>> start

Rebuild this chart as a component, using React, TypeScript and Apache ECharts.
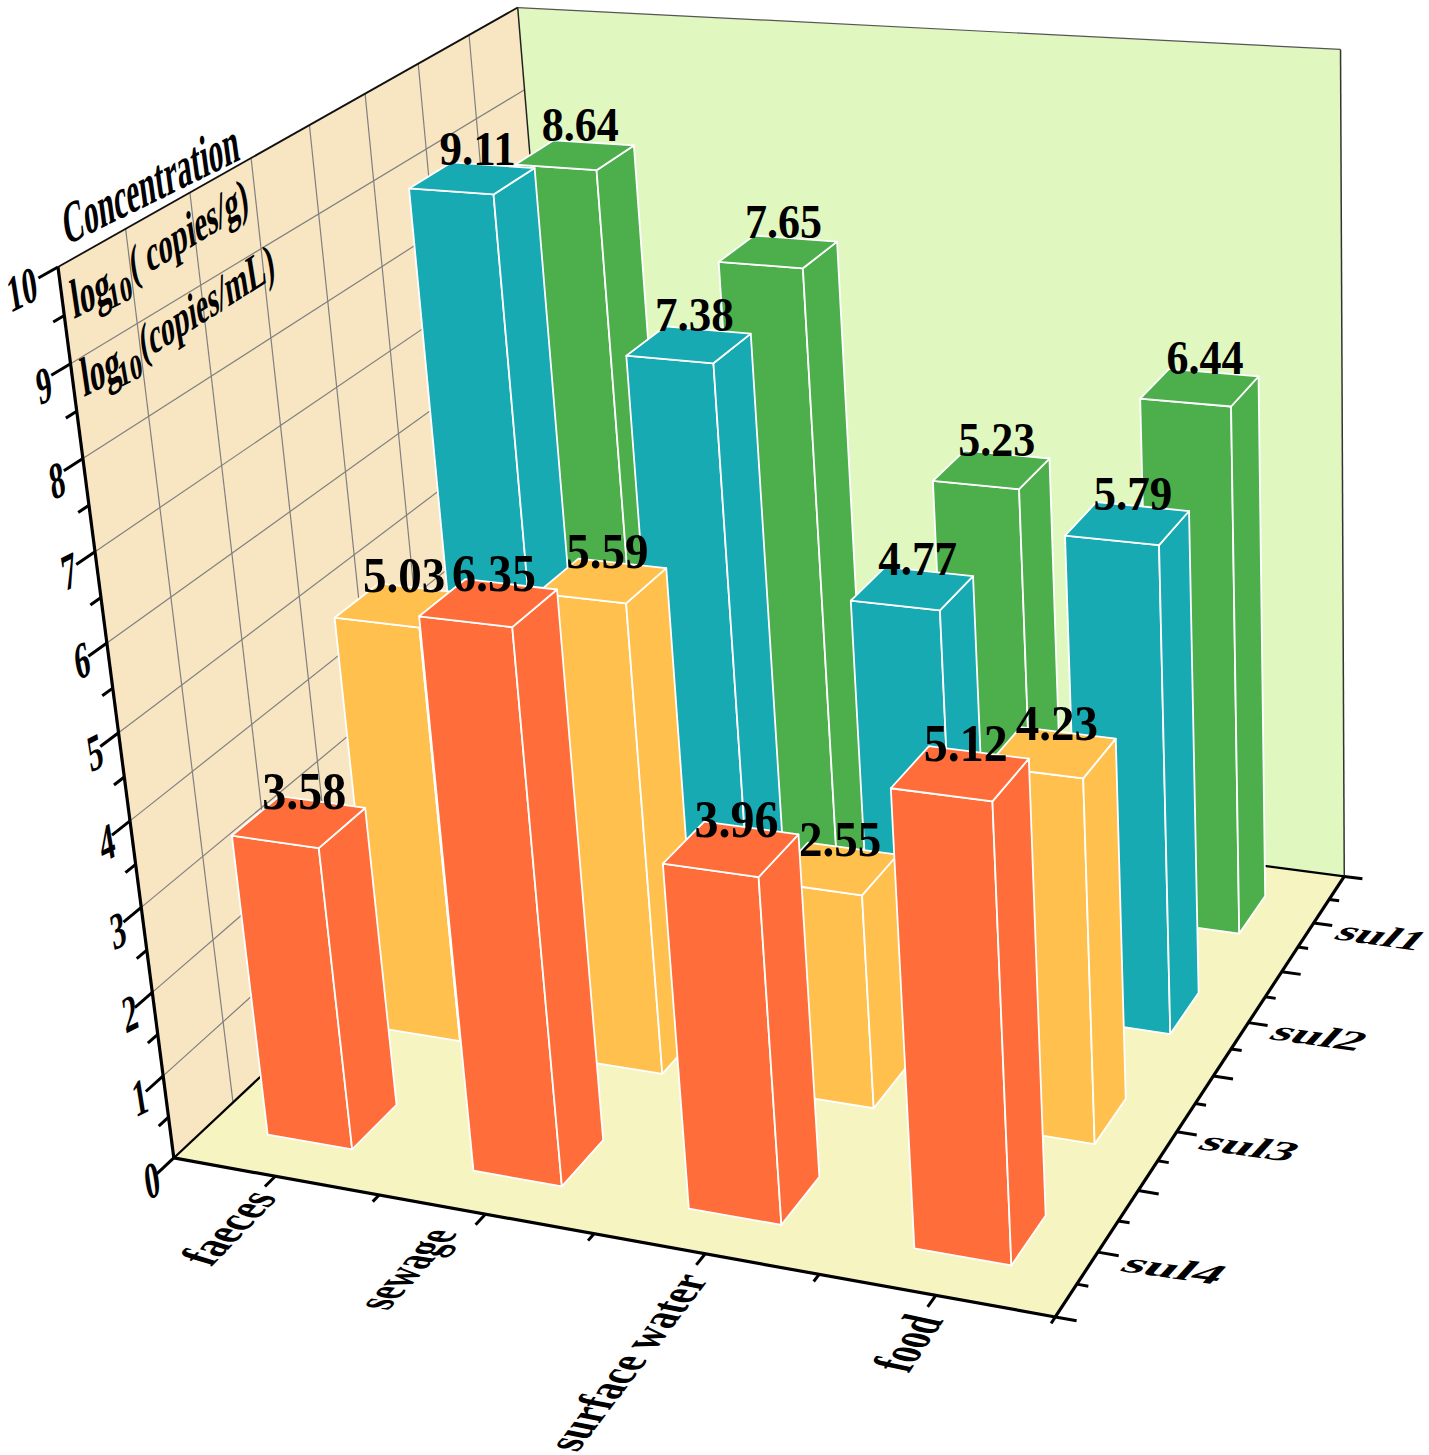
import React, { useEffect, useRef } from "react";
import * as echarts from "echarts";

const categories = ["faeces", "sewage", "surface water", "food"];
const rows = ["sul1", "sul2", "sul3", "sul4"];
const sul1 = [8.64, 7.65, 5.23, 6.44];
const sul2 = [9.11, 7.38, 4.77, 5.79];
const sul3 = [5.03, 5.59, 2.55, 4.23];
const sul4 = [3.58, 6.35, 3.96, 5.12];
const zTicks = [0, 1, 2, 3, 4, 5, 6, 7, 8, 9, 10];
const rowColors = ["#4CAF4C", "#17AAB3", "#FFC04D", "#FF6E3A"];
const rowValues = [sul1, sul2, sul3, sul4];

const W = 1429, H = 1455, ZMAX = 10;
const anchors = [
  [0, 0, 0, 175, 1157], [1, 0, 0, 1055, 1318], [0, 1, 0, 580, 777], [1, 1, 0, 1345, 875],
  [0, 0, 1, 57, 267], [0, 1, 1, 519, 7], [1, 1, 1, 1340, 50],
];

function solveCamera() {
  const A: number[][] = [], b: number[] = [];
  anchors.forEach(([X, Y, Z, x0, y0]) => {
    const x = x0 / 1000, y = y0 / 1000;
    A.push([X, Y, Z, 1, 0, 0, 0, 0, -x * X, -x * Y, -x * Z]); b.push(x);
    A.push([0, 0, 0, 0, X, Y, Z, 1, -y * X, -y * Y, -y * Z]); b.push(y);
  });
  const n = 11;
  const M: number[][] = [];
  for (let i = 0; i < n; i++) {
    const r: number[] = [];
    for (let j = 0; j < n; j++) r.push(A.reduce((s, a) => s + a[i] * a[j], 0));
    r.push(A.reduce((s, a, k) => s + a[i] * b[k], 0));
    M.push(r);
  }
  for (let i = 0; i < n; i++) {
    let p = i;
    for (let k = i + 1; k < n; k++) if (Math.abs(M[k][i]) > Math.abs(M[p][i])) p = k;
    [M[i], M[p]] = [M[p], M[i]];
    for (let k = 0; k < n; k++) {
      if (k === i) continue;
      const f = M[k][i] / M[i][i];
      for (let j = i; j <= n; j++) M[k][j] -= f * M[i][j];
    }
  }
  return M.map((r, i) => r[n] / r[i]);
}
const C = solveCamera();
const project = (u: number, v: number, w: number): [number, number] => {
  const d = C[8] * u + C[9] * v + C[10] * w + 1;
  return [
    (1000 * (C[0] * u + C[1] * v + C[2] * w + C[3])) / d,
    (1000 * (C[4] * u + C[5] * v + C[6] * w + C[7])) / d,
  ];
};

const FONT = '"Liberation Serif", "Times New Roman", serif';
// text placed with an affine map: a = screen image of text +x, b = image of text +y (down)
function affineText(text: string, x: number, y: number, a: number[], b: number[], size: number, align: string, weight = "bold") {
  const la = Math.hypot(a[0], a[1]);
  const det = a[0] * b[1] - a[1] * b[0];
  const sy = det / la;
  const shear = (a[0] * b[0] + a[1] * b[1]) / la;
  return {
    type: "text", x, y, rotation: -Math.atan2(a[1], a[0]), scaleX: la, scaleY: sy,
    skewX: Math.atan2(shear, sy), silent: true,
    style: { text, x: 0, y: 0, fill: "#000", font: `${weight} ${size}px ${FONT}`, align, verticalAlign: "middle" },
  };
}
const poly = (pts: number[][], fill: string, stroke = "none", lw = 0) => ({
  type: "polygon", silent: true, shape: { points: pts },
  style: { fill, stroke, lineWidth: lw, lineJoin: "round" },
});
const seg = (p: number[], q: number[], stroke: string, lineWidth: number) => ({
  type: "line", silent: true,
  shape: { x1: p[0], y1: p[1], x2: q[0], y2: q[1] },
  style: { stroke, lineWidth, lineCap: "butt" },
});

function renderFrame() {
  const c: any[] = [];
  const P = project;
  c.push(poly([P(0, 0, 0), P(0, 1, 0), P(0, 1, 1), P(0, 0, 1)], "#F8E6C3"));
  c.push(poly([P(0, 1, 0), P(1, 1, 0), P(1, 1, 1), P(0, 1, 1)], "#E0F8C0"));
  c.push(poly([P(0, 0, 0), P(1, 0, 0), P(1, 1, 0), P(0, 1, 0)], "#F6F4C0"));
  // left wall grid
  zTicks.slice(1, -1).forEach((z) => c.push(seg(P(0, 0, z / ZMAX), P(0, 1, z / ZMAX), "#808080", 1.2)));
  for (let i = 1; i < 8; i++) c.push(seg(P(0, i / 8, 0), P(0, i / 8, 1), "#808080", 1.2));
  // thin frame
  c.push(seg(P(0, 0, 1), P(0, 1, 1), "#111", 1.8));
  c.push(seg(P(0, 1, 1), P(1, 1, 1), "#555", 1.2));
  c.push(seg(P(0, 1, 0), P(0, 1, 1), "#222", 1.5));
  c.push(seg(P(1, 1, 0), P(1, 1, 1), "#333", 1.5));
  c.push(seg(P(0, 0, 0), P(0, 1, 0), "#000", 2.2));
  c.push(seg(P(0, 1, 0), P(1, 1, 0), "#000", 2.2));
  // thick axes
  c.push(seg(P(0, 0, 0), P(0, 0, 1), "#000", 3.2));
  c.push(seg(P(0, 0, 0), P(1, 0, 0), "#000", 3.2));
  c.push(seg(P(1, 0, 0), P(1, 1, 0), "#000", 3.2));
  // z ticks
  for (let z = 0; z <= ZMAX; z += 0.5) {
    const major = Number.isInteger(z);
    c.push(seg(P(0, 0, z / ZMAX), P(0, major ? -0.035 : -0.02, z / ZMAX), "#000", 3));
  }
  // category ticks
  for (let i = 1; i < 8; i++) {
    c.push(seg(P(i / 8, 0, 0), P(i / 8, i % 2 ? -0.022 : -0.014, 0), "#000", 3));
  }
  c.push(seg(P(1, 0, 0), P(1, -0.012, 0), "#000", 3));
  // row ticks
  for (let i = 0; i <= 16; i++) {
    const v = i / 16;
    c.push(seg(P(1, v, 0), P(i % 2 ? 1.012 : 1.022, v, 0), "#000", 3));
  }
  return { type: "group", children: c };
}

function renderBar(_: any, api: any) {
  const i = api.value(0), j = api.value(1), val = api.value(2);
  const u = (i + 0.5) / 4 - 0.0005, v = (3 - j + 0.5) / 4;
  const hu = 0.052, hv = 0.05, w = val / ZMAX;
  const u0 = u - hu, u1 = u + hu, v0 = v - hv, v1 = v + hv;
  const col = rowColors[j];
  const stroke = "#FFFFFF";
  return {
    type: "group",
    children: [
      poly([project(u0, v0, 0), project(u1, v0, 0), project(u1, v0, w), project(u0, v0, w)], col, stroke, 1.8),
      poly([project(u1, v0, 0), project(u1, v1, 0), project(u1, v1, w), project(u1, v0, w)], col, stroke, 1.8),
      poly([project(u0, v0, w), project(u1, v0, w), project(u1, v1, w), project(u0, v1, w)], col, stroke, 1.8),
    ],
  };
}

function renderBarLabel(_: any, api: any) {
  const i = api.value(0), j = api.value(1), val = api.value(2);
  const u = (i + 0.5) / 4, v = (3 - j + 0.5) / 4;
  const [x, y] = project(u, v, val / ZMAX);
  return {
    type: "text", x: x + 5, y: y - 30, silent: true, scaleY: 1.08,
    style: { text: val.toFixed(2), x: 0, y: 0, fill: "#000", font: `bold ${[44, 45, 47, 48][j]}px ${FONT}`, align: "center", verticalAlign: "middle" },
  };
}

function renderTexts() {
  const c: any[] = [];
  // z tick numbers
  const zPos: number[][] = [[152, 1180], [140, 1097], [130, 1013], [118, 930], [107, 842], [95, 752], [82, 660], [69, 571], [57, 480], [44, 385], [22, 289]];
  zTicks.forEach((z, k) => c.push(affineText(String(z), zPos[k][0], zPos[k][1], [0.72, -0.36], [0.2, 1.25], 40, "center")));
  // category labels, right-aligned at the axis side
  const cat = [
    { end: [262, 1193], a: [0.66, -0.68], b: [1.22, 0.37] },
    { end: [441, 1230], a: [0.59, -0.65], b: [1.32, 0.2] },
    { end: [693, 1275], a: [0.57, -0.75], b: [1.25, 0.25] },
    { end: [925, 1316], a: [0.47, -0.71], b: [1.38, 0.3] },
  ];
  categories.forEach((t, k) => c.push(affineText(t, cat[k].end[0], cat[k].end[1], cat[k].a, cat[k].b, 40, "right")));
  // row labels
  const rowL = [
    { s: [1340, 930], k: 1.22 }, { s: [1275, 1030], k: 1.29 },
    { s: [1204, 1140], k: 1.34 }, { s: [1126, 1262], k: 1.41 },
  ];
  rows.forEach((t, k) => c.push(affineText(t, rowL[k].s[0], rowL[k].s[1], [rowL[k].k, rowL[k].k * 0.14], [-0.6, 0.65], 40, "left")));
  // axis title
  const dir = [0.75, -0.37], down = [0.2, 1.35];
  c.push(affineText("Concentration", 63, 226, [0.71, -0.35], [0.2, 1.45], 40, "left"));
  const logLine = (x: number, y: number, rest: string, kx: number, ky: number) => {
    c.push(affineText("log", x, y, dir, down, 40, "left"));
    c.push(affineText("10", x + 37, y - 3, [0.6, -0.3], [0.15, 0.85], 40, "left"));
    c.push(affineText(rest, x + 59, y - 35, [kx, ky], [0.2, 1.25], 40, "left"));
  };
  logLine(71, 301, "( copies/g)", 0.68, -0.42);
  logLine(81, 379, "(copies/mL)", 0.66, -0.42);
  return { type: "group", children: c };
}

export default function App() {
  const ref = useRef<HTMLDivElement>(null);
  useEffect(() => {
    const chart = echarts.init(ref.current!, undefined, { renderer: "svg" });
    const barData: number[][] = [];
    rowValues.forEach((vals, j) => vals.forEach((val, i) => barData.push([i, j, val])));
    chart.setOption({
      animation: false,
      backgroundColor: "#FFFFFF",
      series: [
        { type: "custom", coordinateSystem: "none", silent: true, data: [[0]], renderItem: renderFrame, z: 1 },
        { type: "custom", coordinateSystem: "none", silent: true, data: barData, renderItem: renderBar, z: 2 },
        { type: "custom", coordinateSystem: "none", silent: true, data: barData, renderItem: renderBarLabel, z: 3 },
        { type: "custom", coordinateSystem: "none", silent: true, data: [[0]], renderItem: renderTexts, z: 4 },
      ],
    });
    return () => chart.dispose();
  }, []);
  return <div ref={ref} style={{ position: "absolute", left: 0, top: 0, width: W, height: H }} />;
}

>> end

What this task involves: Scan the material for lines with the word "React", and copy each line you find.

Reply:
Rebuild this chart as a component, using React, TypeScript and Apache ECharts.
import React, { useEffect, useRef } from "react";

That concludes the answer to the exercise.